The Four Templates

Ordered from least to most guidance. Click through to see the exact prompt format and a real generated example.

Template 1 Name Only

The minimal baseline. The LLM receives only the Bloom's level name and the subject. No definitions, no examples, no scaffolding. Tests whether the model has internalized Bloom's Taxonomy from pretraining alone.

Prompt Format
Generate an Analyze-level question about biology. Respond with ONLY the question. No explanation, no preamble.
Example Output (L4 Analyze, Biology)
"How does the structure of hemoglobin relate to its function in oxygen transport, and what would happen if the quaternary structure were disrupted?"
Target: L4 Analyze CCS Predicted: L4 Correct

Typical performance: Models average ~55% exact accuracy. Without guidance, most LLMs default to higher cognitive levels (L4-L5) regardless of the target.

Template 2 With Definition

Adds the Bloom's level definition and action verbs. The LLM now knows what cognitive process the level requires and which verbs characterize it. Tests whether explicit pedagogical scaffolding improves level targeting.

Prompt Format
Generate a question about biology at Bloom's Taxonomy Analyze level. At the Analyze level, students should be able to break material into its constituent parts and determine how the parts relate to one another. Typical action verbs: compare, contrast, examine, differentiate, categorize, organize. The question should require students to examine and break information into parts, identify motives or causes, make inferences, and find evidence. Respond with ONLY the question. No explanation, no preamble.
Example Output (L4 Analyze, Biology)
"Examine how the structure of hemoglobin molecules allows for efficient oxygen transport in the blood, and differentiate this from myoglobin's role in muscle tissue."
Target: L4 Analyze CCS Predicted: L4 Correct

Typical performance: Significant jump to ~73% exact accuracy. The definitions help models distinguish between adjacent levels (especially L2 vs L3 and L4 vs L5).

Template 3 With Exemplar

Adds a subject-specific example question at the target level. The LLM gets the definition, verbs, and a concrete demonstration of what a correct question looks like. This is the best-performing template for most models.

Prompt Format
Generate a question about biology at Bloom's Taxonomy Analyze level. At the Analyze level, students should be able to break material into its constituent parts and determine how the parts relate to one another. Typical action verbs: compare, contrast, examine, differentiate, categorize, organize. Here is an example of an Analyze-level question: "Compare and contrast the processes of mitosis and meiosis in terms of their outcomes and biological significance." Generate a DIFFERENT question at the same cognitive level about biology. Respond with ONLY the question. No explanation, no preamble.
Example Output (L4 Analyze, Biology)
"Examine how the structure of hemoglobin molecules allows for efficient oxygen transport in the blood, and differentiate this from myoglobin's role in muscle tissue."
Target: L4 Analyze CCS Predicted: L4 Confidence: 0.927

Typical performance: Best overall at ~87% exact accuracy. The exemplar anchors the model's understanding, dramatically reducing overshooting at lower levels (L1-L2).
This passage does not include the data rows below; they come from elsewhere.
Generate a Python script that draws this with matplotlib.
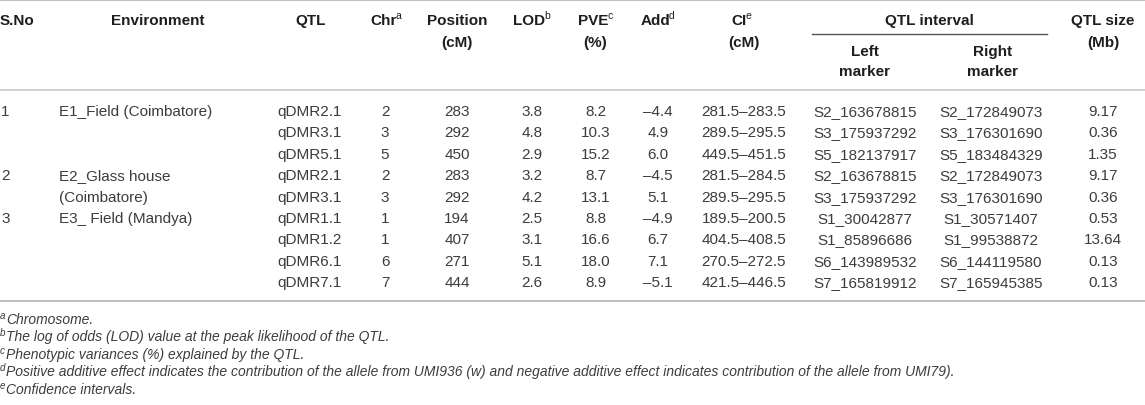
import matplotlib.pyplot as plt

plt.rcParams['font.family'] = ['Liberation Sans', 'DejaVu Sans']

# ---- table data ----
sno = ["1", "", "", "2", "", "3", "", "", ""]
environment = ["E1_Field (Coimbatore)", "", "", "E2_Glass house", "(Coimbatore)",
               "E3_ Field (Mandya)", "", "", ""]
qtl = ["qDMR2.1", "qDMR3.1", "qDMR5.1", "qDMR2.1", "qDMR3.1",
       "qDMR1.1", "qDMR1.2", "qDMR6.1", "qDMR7.1"]
chrom = [2, 3, 5, 2, 3, 1, 1, 6, 7]
position = [283, 292, 450, 283, 292, 194, 407, 271, 444]
lod = [3.8, 4.8, 2.9, 3.2, 4.2, 2.5, 3.1, 5.1, 2.6]
pve = [8.2, 10.3, 15.2, 8.7, 13.1, 8.8, 16.6, 18.0, 8.9]
add = [-4.4, 4.9, 6.0, -4.5, 5.1, -4.9, 6.7, 7.1, -5.1]
ci = ["281.5–283.5", "289.5–295.5", "449.5–451.5", "281.5–284.5", "289.5–295.5",
      "189.5–200.5", "404.5–408.5", "270.5–272.5", "421.5–446.5"]
left_marker = ["S2_163678815", "S3_175937292", "S5_182137917", "S2_163678815",
               "S3_175937292", "S1_30042877", "S1_85896686", "S6_143989532",
               "S7_165819912"]
right_marker = ["S2_172849073", "S3_176301690", "S5_183484329", "S2_172849073",
                "S3_176301690", "S1_30571407", "S1_99538872", "S6_144119580",
                "S7_165945385"]
qtl_size = ["9.17", "0.36", "1.35", "9.17", "0.36", "0.53", "13.64", "0.13", "0.13"]

footnotes = [
    ("a", "Chromosome."),
    ("b", "The log of odds (LOD) value at the peak likelihood of the QTL."),
    ("c", "Phenotypic variances (%) explained by the QTL."),
    ("d", "Positive additive effect indicates the contribution of the allele from UMI936 (w) "
          "and negative additive effect indicates contribution of the allele from UMI79)."),
    ("e", "Confidence intervals."),
]

# ---- canvas in pixel coordinates ----
W, H = 1145, 406
fig = plt.figure(figsize=(W / 100, H / 100), dpi=100)
ax = fig.add_axes([0, 0, 1, 1])
ax.set_xlim(0, W)
ax.set_ylim(H, 0)
ax.axis('off')

fs = 11
data_col = '#3c3c3c'
head_col = '#1e1e1e'
line_col = '#c8c8c8'


def fmt_num(v):
    s = f"{abs(v):.1f}"
    return ("–" + s) if v < 0 else s


# horizontal rules
ax.plot([0, W], [1, 1], color='#b4b4b4', lw=1.2)
ax.plot([0, W], [91, 91], color=line_col, lw=1.2)
ax.plot([0, W], [302, 302], color='#b4b4b4', lw=1.2)
ax.plot([812, 1047], [35, 35], color='#555555', lw=1.0)

# header
hy1, hy2 = 21, 43


def head(x, y, s, ha='center'):
    ax.text(x, y, s, ha=ha, va='center', fontsize=fs, fontweight='bold', color=head_col)


def head_sup(x_end, y, s, sup):
    ax.text(x_end, y, s, ha='right', va='center', fontsize=fs, fontweight='bold', color=head_col)
    ax.text(x_end - 1, y - 5, sup, ha='left', va='center', fontsize=7.5, color=head_col)


head(0, hy1, "S.No", ha='left')
head(158, hy1, "Environment")
head(311, hy1, "QTL")
head_sup(397, hy1, "Chr", "a")
head(457, hy1, "Position")
head(457, hy2, "(cM)")
head_sup(545, hy1, "LOD", "b")
head_sup(608, hy1, "PVE", "c")
head(595, hy2, "(%)")
head_sup(670, hy1, "Add", "d")
head_sup(747, hy1, "CI", "e")
head(744, hy2, "(cM)")
head(929, hy1, "QTL interval")
head(865, 52, "Left")
head(865, 72, "marker")
head(993, 52, "Right")
head(993, 72, "marker")
head(1103, hy1, "QTL size")
head(1103, hy2, "(Mb)")

# body rows
row0, dy = 112, 21.4
for i in range(len(qtl)):
    y = row0 + i * dy
    cells = [
        (1, sno[i], 'left'),
        (59, environment[i], 'left'),
        (310, qtl[i], 'center'),
        (385, str(chrom[i]), 'center'),
        (457, str(position[i]), 'center'),
        (532, f"{lod[i]:.1f}", 'center'),
        (596, f"{pve[i]:.1f}", 'center'),
        (658, fmt_num(add[i]), 'center'),
        (744, ci[i], 'center'),
        (865, left_marker[i], 'center'),
        (991, right_marker[i], 'center'),
        (1103, qtl_size[i], 'center'),
    ]
    for x, s, ha in cells:
        ax.text(x, y, s, ha=ha, va='center', fontsize=fs, color=data_col)

# footnotes
fy0, fdy = 320, 17.5
for j, (sup, txt) in enumerate(footnotes):
    y = fy0 + j * fdy
    ax.text(0, y - 4, sup, ha='left', va='center', fontsize=7, style='italic', color=data_col)
    ax.text(6, y, txt, ha='left', va='center', fontsize=10, style='italic', color=data_col)

fig.savefig('out.png', dpi=100)
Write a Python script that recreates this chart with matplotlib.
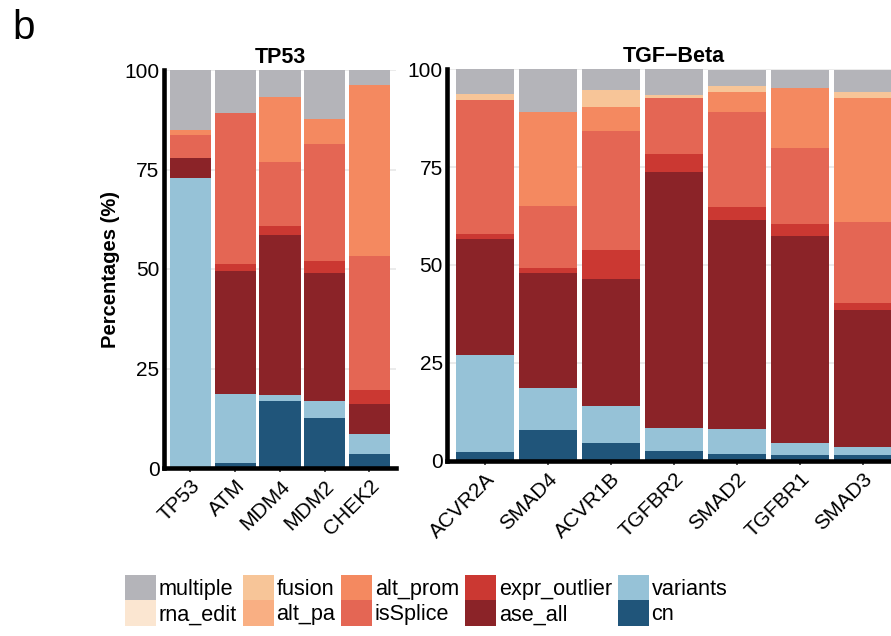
import matplotlib
matplotlib.use("Agg")
import matplotlib.pyplot as plt
import numpy as np
from matplotlib.patches import Patch

plt.rcParams['font.family'] = ['Liberation Sans', 'DejaVu Sans']

# ---------------- data ----------------
categories = ["multiple", "rna_edit", "fusion", "alt_pa", "alt_prom",
              "isSplice", "expr_outlier", "ase_all", "variants", "cn"]
colors = {
    "multiple": "#B4B4B9", "rna_edit": "#FBE6D1", "fusion": "#F7C598",
    "alt_pa": "#F9AF83", "alt_prom": "#F48960", "isSplice": "#E46654",
    "expr_outlier": "#CB3832", "ase_all": "#8B2328", "variants": "#96C2D7",
    "cn": "#20557A",
}

tp53_genes = ["TP53", "ATM", "MDM4", "MDM2", "CHEK2"]
tp53_cn           = [0.0, 1.3, 16.8, 12.5, 3.6]
tp53_variants     = [72.8, 17.4, 1.6, 4.4, 4.9]
tp53_ase_all      = [5.0, 30.8, 40.2, 32.0, 7.7]
tp53_expr_outlier = [0.0, 1.8, 2.2, 3.0, 3.4]
tp53_isSplice     = [5.8, 37.9, 16.0, 29.4, 33.6]
tp53_alt_pa       = [0.0, 0.0, 0.0, 0.0, 0.0]
tp53_alt_prom     = [1.4, 0.0, 16.3, 6.4, 43.1]
tp53_fusion       = [0.0, 0.0, 0.0, 0.0, 0.0]
tp53_rna_edit     = [0.0, 0.0, 0.0, 0.0, 0.0]
tp53_multiple     = [14.9, 10.7, 6.9, 12.2, 3.7]

tgf_genes = ["ACVR2A", "SMAD4", "ACVR1B", "TGFBR2", "SMAD2", "TGFBR1", "SMAD3"]
tgf_cn           = [2.2, 7.9, 4.5, 2.4, 1.7, 1.4, 1.4]
tgf_variants     = [24.8, 10.6, 9.4, 5.9, 6.4, 3.2, 2.2]
tgf_ase_all      = [29.6, 29.5, 32.5, 65.5, 53.3, 52.7, 35.0]
tgf_expr_outlier = [1.4, 1.3, 7.4, 4.6, 3.3, 3.2, 1.6]
tgf_isSplice     = [34.2, 15.7, 30.5, 14.3, 24.4, 19.5, 20.7]
tgf_alt_pa       = [0.0, 0.0, 0.0, 0.0, 0.0, 0.0, 0.0]
tgf_alt_prom     = [0.0, 24.2, 6.1, 0.0, 5.0, 15.1, 31.7]
tgf_fusion       = [1.5, 0.0, 4.3, 0.7, 1.6, 0.0, 1.6]
tgf_rna_edit     = [0.0, 0.0, 0.0, 0.0, 0.0, 0.0, 0.0]
tgf_multiple     = [6.3, 10.9, 5.4, 6.6, 4.2, 4.8, 5.7]

yticks = [0, 25, 50, 75, 100]

tp53_data = {"cn": tp53_cn, "variants": tp53_variants, "ase_all": tp53_ase_all,
             "expr_outlier": tp53_expr_outlier, "isSplice": tp53_isSplice,
             "alt_pa": tp53_alt_pa, "alt_prom": tp53_alt_prom,
             "fusion": tp53_fusion, "rna_edit": tp53_rna_edit,
             "multiple": tp53_multiple}
tgf_data = {"cn": tgf_cn, "variants": tgf_variants, "ase_all": tgf_ase_all,
            "expr_outlier": tgf_expr_outlier, "isSplice": tgf_isSplice,
            "alt_pa": tgf_alt_pa, "alt_prom": tgf_alt_prom,
            "fusion": tgf_fusion, "rna_edit": tgf_rna_edit,
            "multiple": tgf_multiple}

W, H = 891, 636
fig = plt.figure(figsize=(W / 100, H / 100), dpi=100)


def px_axes(x0, y0, x1, y1):
    return fig.add_axes([x0 / W, 1 - y1 / H, (x1 - x0) / W, (y1 - y0) / H])


def draw(ax, genes, data, title, show_ylabel):
    x = np.arange(1, len(genes) + 1)
    bottom = np.zeros(len(genes))
    for cat in categories[::-1]:
        vals = np.array(data[cat], dtype=float)
        ax.bar(x, vals, width=0.92, bottom=bottom, color=colors[cat],
               edgecolor='none', zorder=2)
        bottom += vals
    ax.set_xlim(0.4, len(genes) + 0.6)
    ax.set_ylim(0, 100)
    ax.set_yticks(yticks)
    ax.set_yticklabels([str(v) for v in yticks])
    ax.set_xticks(x)
    ax.set_xticklabels(genes, rotation=45, ha='right', va='top',
                       rotation_mode='anchor')
    ax.tick_params(axis='x', length=3, width=1.2, color='#333333',
                   labelsize=15, pad=3, labelcolor='black')
    ax.tick_params(axis='y', length=0, labelsize=15, pad=3,
                   labelcolor='black')
    ax.yaxis.grid(True, color='#EBEBEB', linewidth=1.4, zorder=0)
    ax.set_axisbelow(True)
    for s in ['top', 'right']:
        ax.spines[s].set_visible(False)
    for s in ['left', 'bottom']:
        ax.spines[s].set_linewidth(3.3)
        ax.spines[s].set_color('black')
        ax.spines[s].set_capstyle('projecting')
        ax.spines[s].set_zorder(3)
    ax.set_title(title, fontsize=15.5, fontweight='bold', pad=5)
    if show_ylabel:
        ax.set_ylabel("Percentages (%)", fontsize=14.5, fontweight='bold',
                      labelpad=3)


ax1 = px_axes(163.6, 70, 396.3, 468)
draw(ax1, tp53_genes, tp53_data, "TP53", True)

ax2 = px_axes(447, 69.3, 900.6, 460.7)
draw(ax2, tgf_genes, tgf_data, "TGF\u2212Beta", False)

fig.text(12 / W, 1 - 9 / H, "b", fontsize=29, ha='left', va='top')

handles = [Patch(facecolor=colors[c], edgecolor='none', label=c)
           for c in categories]
fig.legend(handles=handles, loc='upper left',
           bbox_to_anchor=(125 / W, 1 - 575 / H), ncol=5, frameon=False,
           fontsize=15.6, handlelength=1.43, handleheight=1.43,
           handletextpad=0.12, columnspacing=0.28, labelspacing=0.0,
           borderpad=0, borderaxespad=0)

fig.savefig("out.png", dpi=100)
Template 4 Chain of Thought

Asks the model to reason step-by-step about what makes a question at the target level before generating one. The LLM must first explain the cognitive process, then produce a question. Tests whether explicit reasoning improves level precision.

Prompt Format
You are an expert in Bloom's Taxonomy (Anderson & Krathwohl, 2001). Task: Generate a question about biology at the Analyze level. Step 1: Briefly explain what makes a question Analyze-level (what cognitive process it requires from students). Step 2: Generate a question about biology that specifically targets the Analyze cognitive level. Format your response as: REASONING: [your explanation] QUESTION: [the generated question]
Example Output (L4 Analyze, Biology)
"Compare the mechanisms of active transport and passive transport across cell membranes, and analyze how each contributes to cellular homeostasis."
Target: L4 Analyze CCS Predicted: L4 Correct

Typical performance: ~77% exact accuracy. Reasoning helps with harder levels (L5-L6) but can introduce overthinking on simpler ones (L1-L2). Higher latency due to two-step output.

Template Comparison

Average CCS-Control score across all models for each prompt template.

Fig 1. Average CCS-Control score by template across all evaluated models. With Exemplar consistently outperforms other templates, achieving the highest mean score. Name Only serves as the minimal baseline.

Recommendation

Use the with_exemplar template for the best CCS-Control scores. It provides the optimal balance of guidance — enough context to anchor the model's understanding of each Bloom's level, without the overthinking risk of chain-of-thought. When submitting to the CogBench leaderboard, results from any template are accepted, but we recommend evaluating with at least with_exemplar for comparability.